Digitised and born digital sources
The influx of both digitised and so-called ‘born digital’ sources offers new opportunities for scholars in the Humanities. The use of these digital sources also raises new questions. Which quality standards should OCR conform to, to enable quantitative and qualitative research? In what way can and should sources be linked? Critical attention must be paid to the way in which sources have been digitised and to the restrictions that apply to their use.
Although critical consideration of sources has always been embedded within Humanities research, new demands are constantly being imposed on the influx and reliability of digital sources. In addition, it is of crucial importance to critically examine the tools that are used to create and to analyse data.
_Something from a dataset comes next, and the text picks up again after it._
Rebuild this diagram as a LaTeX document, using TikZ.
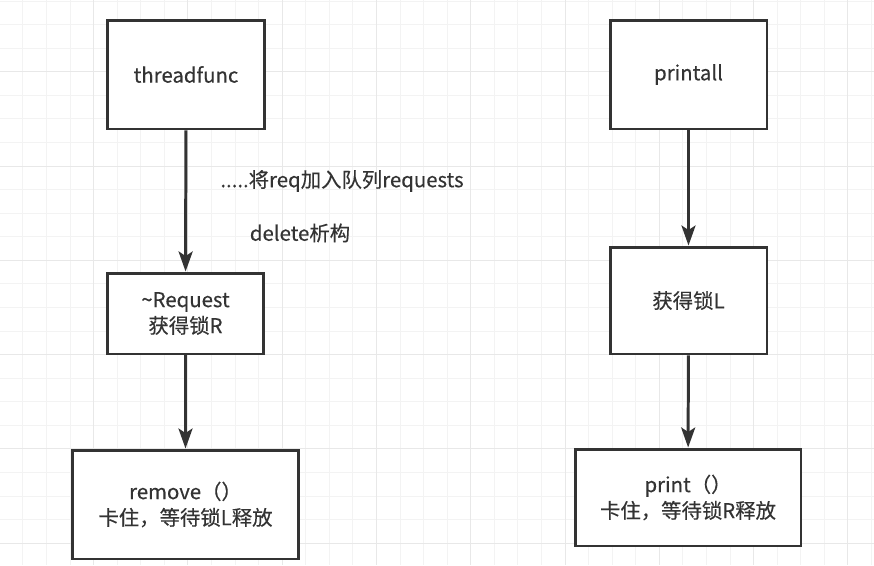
\documentclass[tikz,border=0pt]{standalone}
\usepackage{fontspec}
\setmainfont{Noto Sans CJK SC}[FakeBold=0.3]
\usepackage{tikz}
\usetikzlibrary{arrows.meta}
\definecolor{mydark}{RGB}{51,51,51}
\definecolor{gridminor}{RGB}{243,243,243}
\definecolor{gridmajor}{RGB}{232,232,232}
\tikzset{
  box/.style={rectangle, draw=mydark, fill=white, line width=1.7pt,
    align=center, font=\fontsize{11.6}{14.8}\selectfont, text=mydark},
  arrow/.style={-{Stealth[length=4mm, width=2.8mm, inset=0.9mm]}, line width=1.7pt, color=mydark},
  note/.style={font=\fontsize{11.6}{14.8}\selectfont, text=mydark},
  minorgrid/.style={line width=0.55pt, color=gridminor},
  majorgrid/.style={line width=0.55pt, color=gridmajor}
}

\begin{document}
\begin{tikzpicture}[x=0.02cm, y=-0.02cm]
  % ── background grid ─────────────────────────────────────────────────────
  \fill[white] (0,0) rectangle (874,565);
  \useasboundingbox (0,0) rectangle (874,565);
  \foreach \i in {1,...,37}
    \draw[minorgrid] ({-0.7+23.57*\i},0) -- ({-0.7+23.57*\i},565);
  \foreach \i in {0,...,23}
    \draw[minorgrid] (0,{1.1+23.57*\i}) -- (874,{1.1+23.57*\i});
  \foreach \i in {1,...,9}
    \draw[majorgrid] ({-0.7+94.28*\i},0) -- ({-0.7+94.28*\i},565);
  \foreach \i in {0,...,5}
    \draw[majorgrid] (0,{71.8+94.28*\i}) -- (874,{71.8+94.28*\i});
  % ── threadfunc (left) ───────────────────────────────────────────────────
  \node[box, minimum width=3.16cm, minimum height=2.18cm] (thread) at (186,74.5) {threadfunc};
  \node[box, minimum width=3.14cm, minimum height=1.62cm] (request) at (185.5,313.5) {\textasciitilde Request\\获得锁R};
  \node[box, minimum width=4.54cm, minimum height=2.18cm] (remove) at (185.5,504.5) {remove（）\\卡住，等待锁L释放};
  \node[note] (enqueue) at (342,181) {.....将req加入队列requests};
  \node[note] (delete) at (300,233) {delete析构};
  \draw[arrow] (thread) -- (request);
  \draw[arrow] (request) -- (remove);
  % ── printall (right) ────────────────────────────────────────────────────
  \node[box, minimum width=3.14cm, minimum height=2.18cm] (printall) at (688.5,74.5) {printall};
  \node[box, minimum width=3.14cm, minimum height=2.14cm] (lockL) at (688.5,300.5) {获得锁L};
  \node[box, minimum width=4.52cm, minimum height=1.94cm] (print) at (688,497.5) {print（）\\卡住，等待锁R释放};
  \draw[arrow] (printall) -- (lockL);
  \draw[arrow] (lockL) -- (print);
\end{tikzpicture}
\end{document}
The symposium aims to draw attention to the notion that digital research instruments almost inevitably introduce a certain theoretical, practical or methodological bias, resulting from the fact that they have been developed for a particular scholarly purpose and/or within a particular methodological framework. Research in the field of data and tools criticism aims to recognise such bias, to give explicit expression to the various assumptions on which software tools are based, and to evaluate the potential impact of these assumptions on research outcomes. The symposium in Leiden will partly present the insights that are emerging from the articles that are written for a special issue of the Digital Humanities Quarterly, which concentrates on tools criticism.
The symposium on scholarly tools criticism consists of two parts. A morning session explores the aims and the methodology of data criticism and tools criticism on a theoretical level. During the afternoon, a number of digital humanities scholars approach the topic of tools criticism in a more practical manner, by discussing the limitations or the implications of some of the tools they have used or have developed.